Ketua Umum Koalisi Ojek Online (Ojol) Nasional (KON), Andi Kristiyanto, dengan tegas menolak intervensi lembaga internasional terhadap sistem kemitraan ojek online di Indonesia. Penolakan ini merupakan respons terhadap pernyataan Dirjen PHI dan Jamsos Kemnaker, Indah Anggoro Putri, yang mewakili Menteri Ketenagakerjaan dalam forum ILO. Koalisi Ojol Nasional menilai bahwa konvensi yang didukung oleh Indonesia tersebut bertentangan dengan realitas kemitraan ojek online.
Menurut Andi, ojek online bukanlah pekerja atau buruh sehingga intervensi dari ILO tidak sesuai. Ia juga menyoroti upaya pihak tertentu yang cenderung mengarahkan opini publik agar memandang ojek online sebagai pekerja tetap. Andi meminta agar pihak pemerintah dan DPR tidak terpengaruh oleh narasi yang tidak sesuai dengan fakta.
Dukungan terhadap penolakan Koalisi Ojol Nasional juga datang dari Komisi IX DPR RI Fraksi Gerindra, H. Obon Tabroni, yang menegaskan bahwa ojek online seharusnya dilihat sebagai mitra bukan pekerja. Koalisi Ojol Nasional juga telah menyampaikan petisi berisi empat poin penolakan terhadap isu politisasi kemitraan ojek online dan pemotongan biaya tanpa kajian yang memadai.

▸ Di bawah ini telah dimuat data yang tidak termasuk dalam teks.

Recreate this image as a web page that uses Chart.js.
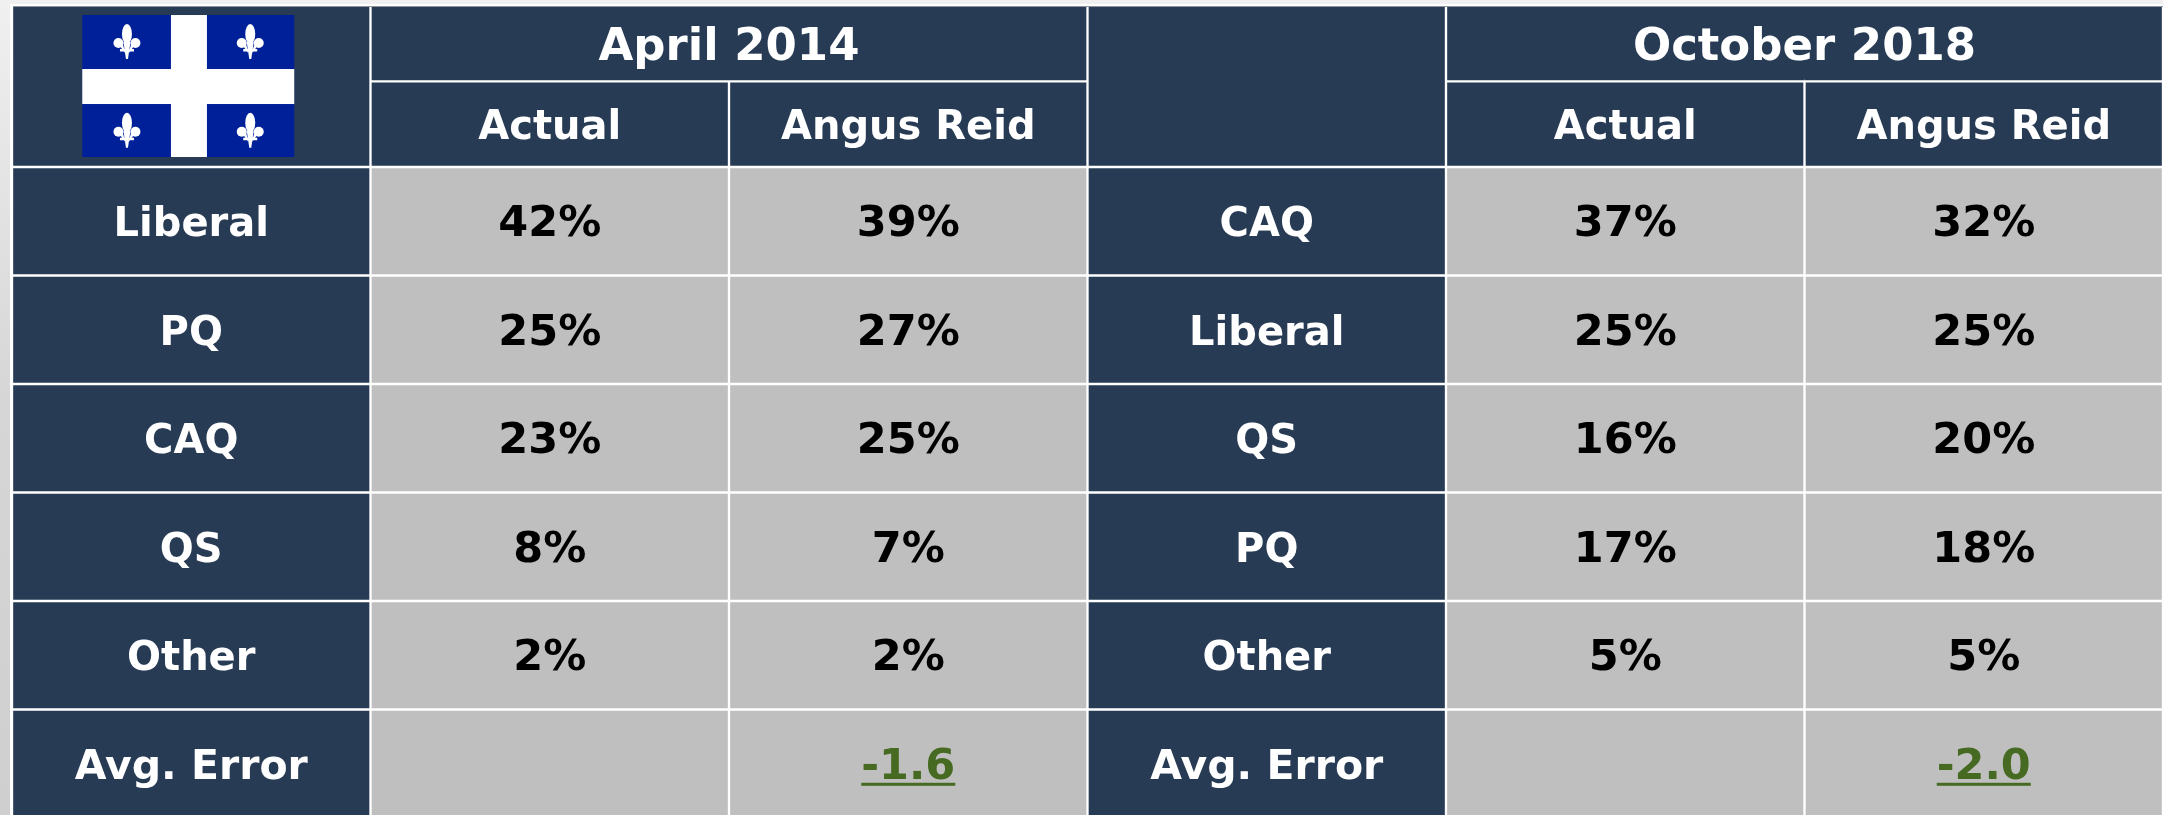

Rencana penerapan Konvensi ILO untuk mengubah status mitra ojek online menjadi pekerja tetap dinilai dapat memicu gejolak ekonomi. Direktur Eksekutif Modantara, Agung Yudha, memperingatkan bahwa hal ini bisa mengakibatkan kerugian besar bagi sektor UMKM dan meningkatkan angka pengangguran. Beberapa negara lain yang telah menerapkan kebijakan serupa mengalami peningkatan harga layanan dan penurunan volume pemesanan. Dinamika ini juga dapat berdampak negatif pada pendapatan UMKM, layanan logistik, dan stabilitas sosial.
Sejalan dengan penolakan tersebut, Koalisi Ojol Nasional telah mengumpulkan dukungan dari berbagai pihak untuk tidak mengubah status kemitraan ojek online di Indonesia. Mereka meminta agar kebijakan yang diambil mempertimbangkan dampaknya secara menyeluruh terhadap berbagai sektor terkait.